Objective:
Keep every line where the word "this" appears; drop the rest.

[Plotting code records]
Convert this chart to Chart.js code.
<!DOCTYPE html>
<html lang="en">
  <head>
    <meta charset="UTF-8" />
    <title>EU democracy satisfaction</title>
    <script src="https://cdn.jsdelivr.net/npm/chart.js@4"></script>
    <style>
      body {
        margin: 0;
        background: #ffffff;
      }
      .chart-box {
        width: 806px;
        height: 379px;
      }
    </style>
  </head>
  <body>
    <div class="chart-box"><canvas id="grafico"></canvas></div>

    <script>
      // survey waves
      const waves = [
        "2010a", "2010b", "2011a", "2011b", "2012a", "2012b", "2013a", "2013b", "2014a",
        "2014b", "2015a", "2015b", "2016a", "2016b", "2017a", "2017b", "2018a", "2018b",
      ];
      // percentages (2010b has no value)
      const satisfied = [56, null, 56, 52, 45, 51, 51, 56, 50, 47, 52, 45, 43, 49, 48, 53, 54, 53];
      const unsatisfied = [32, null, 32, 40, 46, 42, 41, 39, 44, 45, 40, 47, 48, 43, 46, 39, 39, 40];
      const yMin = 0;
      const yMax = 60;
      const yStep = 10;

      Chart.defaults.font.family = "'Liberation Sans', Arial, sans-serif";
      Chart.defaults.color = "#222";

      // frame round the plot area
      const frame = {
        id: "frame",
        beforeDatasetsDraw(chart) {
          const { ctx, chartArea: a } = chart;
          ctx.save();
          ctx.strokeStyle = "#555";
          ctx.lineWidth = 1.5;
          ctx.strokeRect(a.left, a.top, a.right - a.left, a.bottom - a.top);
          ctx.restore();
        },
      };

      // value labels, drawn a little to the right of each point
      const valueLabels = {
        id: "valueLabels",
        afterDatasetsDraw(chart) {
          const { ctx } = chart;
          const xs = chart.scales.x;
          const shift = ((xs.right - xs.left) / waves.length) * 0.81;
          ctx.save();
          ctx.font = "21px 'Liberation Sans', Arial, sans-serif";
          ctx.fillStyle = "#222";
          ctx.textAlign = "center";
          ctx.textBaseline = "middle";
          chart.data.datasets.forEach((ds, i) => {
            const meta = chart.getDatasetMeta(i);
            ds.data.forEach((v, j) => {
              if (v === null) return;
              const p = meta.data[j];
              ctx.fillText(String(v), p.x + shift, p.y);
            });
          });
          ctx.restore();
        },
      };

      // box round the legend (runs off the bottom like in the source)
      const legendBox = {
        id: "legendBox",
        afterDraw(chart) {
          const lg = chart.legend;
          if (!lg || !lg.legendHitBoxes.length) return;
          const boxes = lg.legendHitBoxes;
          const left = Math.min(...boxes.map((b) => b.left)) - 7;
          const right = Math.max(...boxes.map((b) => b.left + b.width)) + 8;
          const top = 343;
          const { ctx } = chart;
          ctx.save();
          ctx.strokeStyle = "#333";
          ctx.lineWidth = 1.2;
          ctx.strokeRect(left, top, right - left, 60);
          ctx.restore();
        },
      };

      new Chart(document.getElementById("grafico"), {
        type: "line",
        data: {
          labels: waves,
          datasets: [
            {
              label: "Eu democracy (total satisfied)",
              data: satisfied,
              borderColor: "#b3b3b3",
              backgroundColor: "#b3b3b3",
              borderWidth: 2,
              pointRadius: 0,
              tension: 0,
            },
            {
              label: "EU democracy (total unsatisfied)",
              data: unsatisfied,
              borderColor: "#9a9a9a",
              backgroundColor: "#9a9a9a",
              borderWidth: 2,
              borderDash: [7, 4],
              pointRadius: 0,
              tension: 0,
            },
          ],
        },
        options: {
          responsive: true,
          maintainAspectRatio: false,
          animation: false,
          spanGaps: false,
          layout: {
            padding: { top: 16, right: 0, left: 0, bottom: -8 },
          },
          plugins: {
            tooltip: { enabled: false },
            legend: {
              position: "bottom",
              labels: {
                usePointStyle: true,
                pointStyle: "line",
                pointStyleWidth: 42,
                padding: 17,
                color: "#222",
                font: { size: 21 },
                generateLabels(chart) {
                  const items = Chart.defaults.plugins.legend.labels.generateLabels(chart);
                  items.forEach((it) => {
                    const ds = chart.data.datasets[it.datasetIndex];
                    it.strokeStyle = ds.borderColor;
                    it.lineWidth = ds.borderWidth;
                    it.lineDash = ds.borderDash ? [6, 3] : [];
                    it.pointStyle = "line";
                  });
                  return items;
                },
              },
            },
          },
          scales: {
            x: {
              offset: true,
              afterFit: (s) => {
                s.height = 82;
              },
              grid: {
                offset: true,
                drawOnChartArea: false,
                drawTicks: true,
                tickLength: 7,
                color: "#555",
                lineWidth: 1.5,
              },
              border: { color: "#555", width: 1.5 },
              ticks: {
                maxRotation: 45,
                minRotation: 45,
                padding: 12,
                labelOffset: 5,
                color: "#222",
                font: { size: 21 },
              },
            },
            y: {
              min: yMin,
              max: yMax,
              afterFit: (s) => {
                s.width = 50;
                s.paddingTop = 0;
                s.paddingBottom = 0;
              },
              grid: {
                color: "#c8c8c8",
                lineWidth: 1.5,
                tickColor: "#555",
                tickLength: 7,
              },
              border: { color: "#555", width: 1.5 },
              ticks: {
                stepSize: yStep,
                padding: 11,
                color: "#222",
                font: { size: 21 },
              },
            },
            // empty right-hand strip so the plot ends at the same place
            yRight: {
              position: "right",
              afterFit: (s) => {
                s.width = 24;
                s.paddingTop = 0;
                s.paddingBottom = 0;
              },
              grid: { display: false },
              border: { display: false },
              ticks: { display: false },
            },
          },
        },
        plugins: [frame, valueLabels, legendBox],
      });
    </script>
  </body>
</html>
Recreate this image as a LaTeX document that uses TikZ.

...

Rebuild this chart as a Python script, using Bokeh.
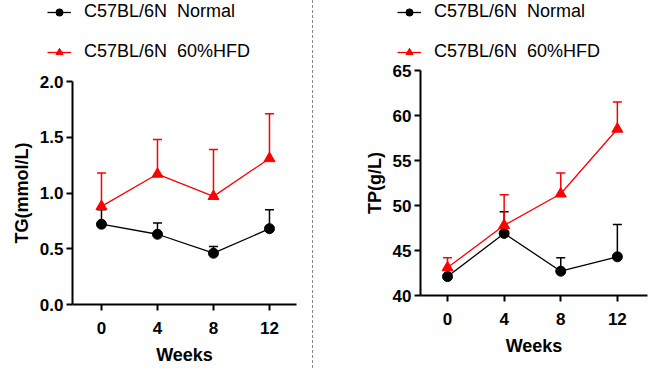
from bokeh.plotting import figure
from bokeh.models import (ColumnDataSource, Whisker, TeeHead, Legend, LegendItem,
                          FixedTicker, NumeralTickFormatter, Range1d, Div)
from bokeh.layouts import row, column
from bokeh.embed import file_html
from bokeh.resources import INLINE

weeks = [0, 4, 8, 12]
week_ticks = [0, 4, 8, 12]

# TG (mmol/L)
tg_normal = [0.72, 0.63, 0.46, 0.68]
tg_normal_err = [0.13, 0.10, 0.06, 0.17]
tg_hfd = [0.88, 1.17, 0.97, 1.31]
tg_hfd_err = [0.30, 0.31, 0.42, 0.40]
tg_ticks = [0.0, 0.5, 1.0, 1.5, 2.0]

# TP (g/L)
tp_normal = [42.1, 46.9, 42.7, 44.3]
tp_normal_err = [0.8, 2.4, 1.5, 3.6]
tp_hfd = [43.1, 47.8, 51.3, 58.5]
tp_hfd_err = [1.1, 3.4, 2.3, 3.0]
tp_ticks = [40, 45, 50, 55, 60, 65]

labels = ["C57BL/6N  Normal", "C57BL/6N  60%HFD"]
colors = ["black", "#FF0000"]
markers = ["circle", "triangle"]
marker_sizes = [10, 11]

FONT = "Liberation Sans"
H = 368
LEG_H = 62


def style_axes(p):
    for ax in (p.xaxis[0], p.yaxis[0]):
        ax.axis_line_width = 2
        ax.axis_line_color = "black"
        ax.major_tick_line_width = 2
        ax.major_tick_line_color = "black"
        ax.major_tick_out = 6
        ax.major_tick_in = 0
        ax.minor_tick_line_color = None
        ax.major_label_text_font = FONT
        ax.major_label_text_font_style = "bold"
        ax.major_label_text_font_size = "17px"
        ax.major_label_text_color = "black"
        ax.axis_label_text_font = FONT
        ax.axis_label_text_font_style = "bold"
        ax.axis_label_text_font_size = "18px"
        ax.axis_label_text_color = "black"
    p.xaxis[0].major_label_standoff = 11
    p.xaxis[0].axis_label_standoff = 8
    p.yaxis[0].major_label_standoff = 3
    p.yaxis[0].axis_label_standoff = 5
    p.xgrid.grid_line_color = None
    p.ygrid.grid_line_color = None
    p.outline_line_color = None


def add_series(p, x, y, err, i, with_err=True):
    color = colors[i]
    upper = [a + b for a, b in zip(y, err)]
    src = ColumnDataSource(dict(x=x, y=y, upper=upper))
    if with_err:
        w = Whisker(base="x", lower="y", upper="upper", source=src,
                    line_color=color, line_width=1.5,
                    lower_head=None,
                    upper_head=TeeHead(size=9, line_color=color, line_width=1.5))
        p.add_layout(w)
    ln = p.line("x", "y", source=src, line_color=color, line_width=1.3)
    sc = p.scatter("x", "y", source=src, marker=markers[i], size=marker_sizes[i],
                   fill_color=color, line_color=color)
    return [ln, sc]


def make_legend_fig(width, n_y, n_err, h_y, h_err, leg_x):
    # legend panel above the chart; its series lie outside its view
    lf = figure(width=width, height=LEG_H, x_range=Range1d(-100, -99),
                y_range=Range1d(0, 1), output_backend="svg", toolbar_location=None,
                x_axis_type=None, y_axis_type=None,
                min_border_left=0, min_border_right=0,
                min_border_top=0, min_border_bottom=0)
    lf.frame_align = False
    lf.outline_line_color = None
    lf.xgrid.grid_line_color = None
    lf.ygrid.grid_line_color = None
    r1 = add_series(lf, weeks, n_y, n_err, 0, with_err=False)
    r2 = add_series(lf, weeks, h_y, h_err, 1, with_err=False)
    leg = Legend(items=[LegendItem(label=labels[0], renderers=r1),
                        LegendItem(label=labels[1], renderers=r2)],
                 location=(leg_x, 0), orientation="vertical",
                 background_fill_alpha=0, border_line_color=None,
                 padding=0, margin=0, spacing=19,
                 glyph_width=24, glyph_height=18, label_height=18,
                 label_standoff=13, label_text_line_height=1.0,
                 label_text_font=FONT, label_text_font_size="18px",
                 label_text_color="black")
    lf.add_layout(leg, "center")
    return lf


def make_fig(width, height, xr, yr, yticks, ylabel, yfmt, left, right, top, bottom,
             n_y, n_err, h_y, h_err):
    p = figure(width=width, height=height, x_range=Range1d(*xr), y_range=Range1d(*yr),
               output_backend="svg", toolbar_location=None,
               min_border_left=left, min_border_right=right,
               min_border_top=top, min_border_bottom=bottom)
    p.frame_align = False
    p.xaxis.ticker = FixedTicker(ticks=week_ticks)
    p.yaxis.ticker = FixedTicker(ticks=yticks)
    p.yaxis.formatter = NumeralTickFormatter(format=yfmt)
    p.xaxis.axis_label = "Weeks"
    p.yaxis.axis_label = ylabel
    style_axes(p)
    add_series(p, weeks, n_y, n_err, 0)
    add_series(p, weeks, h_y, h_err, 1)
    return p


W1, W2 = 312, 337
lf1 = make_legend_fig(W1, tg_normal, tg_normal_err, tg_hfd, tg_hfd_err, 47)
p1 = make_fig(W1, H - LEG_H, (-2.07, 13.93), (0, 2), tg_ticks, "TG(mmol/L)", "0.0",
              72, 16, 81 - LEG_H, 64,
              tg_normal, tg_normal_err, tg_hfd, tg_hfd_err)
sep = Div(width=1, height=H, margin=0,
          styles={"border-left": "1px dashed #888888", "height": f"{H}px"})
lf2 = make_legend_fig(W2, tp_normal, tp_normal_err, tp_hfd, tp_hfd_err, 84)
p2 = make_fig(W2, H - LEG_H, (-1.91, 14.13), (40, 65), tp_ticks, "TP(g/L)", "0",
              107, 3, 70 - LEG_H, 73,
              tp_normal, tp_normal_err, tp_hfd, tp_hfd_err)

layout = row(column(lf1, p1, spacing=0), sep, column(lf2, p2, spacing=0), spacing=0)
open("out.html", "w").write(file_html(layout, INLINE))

Response to the exercise:
Convert this chart to Chart.js code.
Recreate this image as a LaTeX document that uses TikZ.
Rebuild this chart as a Python script, using Bokeh.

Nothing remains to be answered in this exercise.